One more extended example will perhaps suffice to summarize this part of the discussion. In 1977 Marvin Pope, let him rest in peace, published his monumental commentary on the Song of Songs, all 750 pages of it, in the AB series.15 In it, on pp. 205–10, he refers to Phyllis Trible’s pioneering ‘Depatriarchalizing in Biblical Interpretation’ article, originally published in 1973,16 an article that should be considered as the honoured mother of feminist Song of Songs scholarship. In his review of Trible’s work, after summarizing her position, Pope states (p. 210):
Whether Trible’s effort at depatriarchalizing the Hebrew Scriptures will find favor with either conservative biblical scholars or anti-biblicists in the Women’s Liberation Movement, remains to be seen. With regard to the Song of Song she is certainly correct in recognizing the equal and even dominant role of the female and the absence of male chauvinism or patriarchalism.
Marvin Pope died at eighty years of age in 1997. He was in a minority scholarly position concerning the Song of Songs, because he advanced the theory that it contained more than traces of goddess imagery and even goddess cult, which coloured his report somewhat about Song of Song study as a whole and motivated his interest in studies of female centrality in that book. When he published his Song of Songs commentary, apart from Trible’s work he could refer only to few antecedents that recognized female exceptional position in that biblical work, such as C. D. Ginsburg’s work from the mid-nineteenth century.17 Terms such as gender studies, women studies and feminist bible criticism were not available to him. He must have referred to Trible’s work as he read it for the added value it granted his own theories – at least, this is my understanding.

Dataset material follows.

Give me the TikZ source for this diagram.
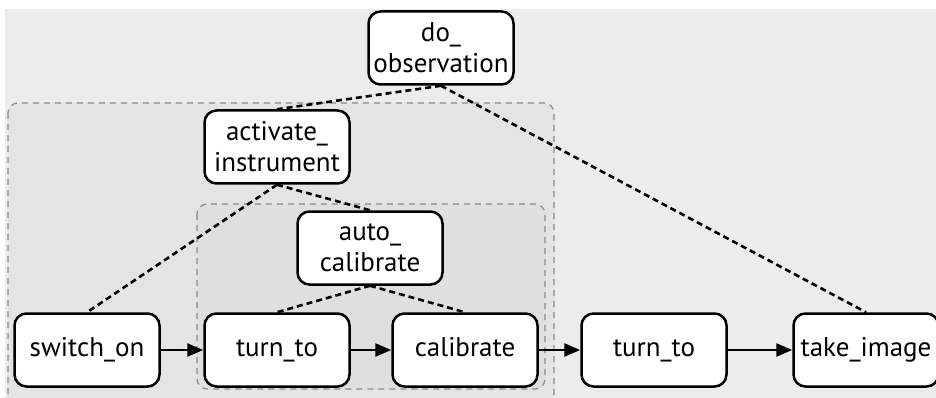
\documentclass[tikz,border=0pt]{standalone}
\usepackage{fontspec}
\setmainfont{PT Sans}
\usetikzlibrary{arrows.meta}
\definecolor{bggray}{HTML}{ECEDEB}
\definecolor{outergray}{HTML}{E3E5E2}
\definecolor{innergray}{HTML}{DEE0DD}
\definecolor{boxline}{HTML}{8A8A8A}
\begin{document}
\begin{tikzpicture}[x=1pt,y=-1pt,
  every node/.style={font=\fontsize{27}{31}\selectfont},
  task/.style={draw,line width=2.5pt,fill=white,rounded corners=12pt,minimum width=145pt,minimum height=73pt,align=center,inner sep=2pt},
  single/.style={task,text height=19pt,text depth=6pt},
  link/.style={line width=2.6pt,dash pattern=on 6pt off 4pt},
  flow/.style={line width=2.5pt,-{Triangle[length=16pt,width=13pt]}},
  group/.style={draw=boxline,line width=1.2pt,dash pattern=on 6pt off 5pt,rounded corners=10pt}]
\useasboundingbox (0,0) rectangle (936,398);
\clip (0,0) rectangle (936,398);
% Background and groups
\fill[bggray] (5,9) rectangle (940,402);
\filldraw[group,fill=outergray] (8,103) rectangle (554,420);
\filldraw[group,fill=innergray] (197,204) rectangle (545,389);
% Tasks
\node[task] (obs) at (441,48) {do\_\\observation};
\node[task] (act) at (277,147) {activate\_\\instrument};
\node[task] (auto) at (370,248) {auto\_\\calibrate};
\node[single] (on) at (87,350) {switch\_on};
\node[single] (turn1) at (277,350) {turn\_to};
\node[single] (cal) at (465,350) {calibrate};
\node[single] (turn2) at (654,350) {turn\_to};
\node[single] (img) at (866,350) {take\_image};
% Decomposition
\draw[link] (obs.south) -- (act.north);
\draw[link] (obs.south) -- (img.north);
\draw[link] (act.south) -- (on.north);
\draw[link] (act.south) -- (auto.north);
\draw[link] (auto.south) -- (turn1.north);
\draw[link] (auto.south) -- (cal.north);
% Order
\draw[flow] (on) -- (turn1);
\draw[flow] (turn1) -- (cal);
\draw[flow] (cal) -- (turn2);
\draw[flow] (turn2) -- (img);
\end{tikzpicture}
\end{document}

And now, a little over thirty years later? The Song of Songs is one of the biblical books to have received the most attention from feminist critics over the last decades. That there is neither male chauvinism nor patriarchalism in it has been claimed or refuted time and time again, among others by Cheryl Exum, a feminist whose 2005 commentary on the Song of Songs, mentioned earlier, was published by the OTL, which is perhaps even more mainstream and respected than the AB, where Pope published his own commentary. Exum’s work is now the leading commentary to consult while studying this biblical text – by all, whatever their convictions; ignore it at your peril, if you do you would be considered not only old-fashioned but also an ill-informed and ignorant scholar. (Some scholars are notoriously ignorant, as paradoxically as this may sound.) Furthermore, new scholarly voices, also male voices, are now raised in favour of reading the Song of Songs from a queer, masculinist, or other perspectives.18
I have used the example of the Song of So...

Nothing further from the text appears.